A specially-appointed panel has appeared before the U.S. Commerce, Science and Transportation Committee to present its plans to reform the U.S. Olympic Committee. The panel has recommended shrinking the USOC, and radically altering its makeup in the wake of recent scandals and political infighting.
The USOC has been under scrutiny and criticism since last year's resignation of its former president Sandra Baldwin for falsifying her academic record. Her replacement, Marty Mankamyer, also resigned after being accused of trying to oust the committee's Chief Executive Officer Lloyd Ward.
Mr. Ward later resigned even though he was cleared in an ethics investigation brought after he was accused of funneling Olympic business to his brother's company. Since Mr. Ward was investigated last December, eight other USOC members have resigned during the upheaval.
Because of the embarrassing situation at the USOC, the Senate Commerce, Science and Transportation Committee appointed a special five-member panel to propose reforms.
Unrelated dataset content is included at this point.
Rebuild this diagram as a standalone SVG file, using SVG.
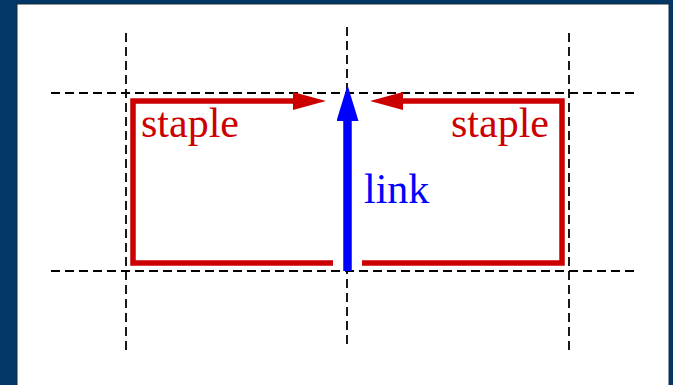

Committee chairman, Senator John McCain of Arizona, said at Tuesday's hearing that the Olympic movement is not about anyone's personal gain but about the hard work and dedication of the athletes pursuing Olympic dreams. However, the Arizona Republican said that the USOC has lost sight of that role.
"The USOC is an entity entrusted by the American people with the privilege of being the custodian of these dreams. However, as the organization has continued to grow and the agenda of individual constituencies have become paramount to the common objectives of the USOC, the athletes have become an afterthought and the victims of egregious behavior," he said.
The Independent Commission included Major League Baseball's Players' Association head Donald Fehr. Testifying on Capitol Hill, Mr. Fehr said the commission found the USOC had become too large, too ingrown, and too lucrative for its members.
"We concluded that both the structure and the culture which produced it are broken and that a drastic overhaul is in order. We unanimously recommend that the USOC be substantially restructured without delay. It is our belief that if these reforms are promptly implemented, we believe that the USOC can and will again earn the respect of the athletes it exists to serve, and regain the confidence of the American people. And if it does not do that, it is not going to be successful going forward," he said.
Among the panel's recommendations are reducing the USOC's board of directors from 124 members to just nine. The board would also have four additional members with limited voting rights.
The Independent Commission also recommended that the USOCbe compelled to report to Congress every year instead of every four years as it does now.
Roberta Cooper Ramo, the former president of the American Bar Association who helped salvage the Olympic reputation after the Salt Lake City bribery scandal, told the Senate Committee that Congress has to intervene.
"We find that the deteriorating quality of decision making, management and leadership of the USOC is so serious that Congress must act to mandate a new governance structure. There is only one year to the Athens Olympics and without complete change in leadership and focus, in the short term and in the longer term, success of our athletes and the resonance of Olympic ideals in our country are in peril," she said.
The reforms are meant to ease friction between the paid chief executive officer and its volunteer president. The report calls for a strengthened role for the CEO and elimination of the volunteer president.
The Senate Committee also heard from members of an internal USOC task force, which also concluded that widespread reform is needed. But paralympian Bob Balk, a member of the USOC task force, said that some of the Independent Commission's recommedations, including establishing a so-called "Olympic Assembly" would not change the climate at the USOC.
"The Assembly should be established in a non-governance, purely advisory role to the Board of Directors fully utilizing the considerable volunteer resources available to the USOC. Imposing decision-making responsiblity upon the Assembly will result in the creation of an organization nearly identical to the 124-member Board which currently exists at the USOC with all of its inherent challenges which we are here to resolve," he said.
The Senate-appointed panel recommended that USOC reforms be put in place before January first, 2004. Senator McCain has said that he wants to amend the Stevens Olympic and Amateur Sports Act, which governs U-S participation in the Olympics, the Paralympics, the Pan American Games and also governs the organization of Olympic Games in the United States.
Former figure skater Rachel Mayer Godino, the head of the USOC's Athletes' Advisory Council, told the Committee that athletes are hoping Congress will take time to consider the full impact of changing the Stevens Act.
"The athletes' council also believes that it is critical that changes to both the USOC Organic documents and the (Stevens Olympic and Amateur Athletes') Act accurately reflect the intention of Congress. A few misplaced words or inadvertent sentence structure can have an enormous impact on the interpretation of legislation, and therefore on the USOC and the athletes it serves. Speed must be balanced with accuracy," she said.
Senator McCain called on both the specially appointed panel and the USOC task force to work out their differences quickly so changes in the Stevens Act can be brought to Congress before its August recess.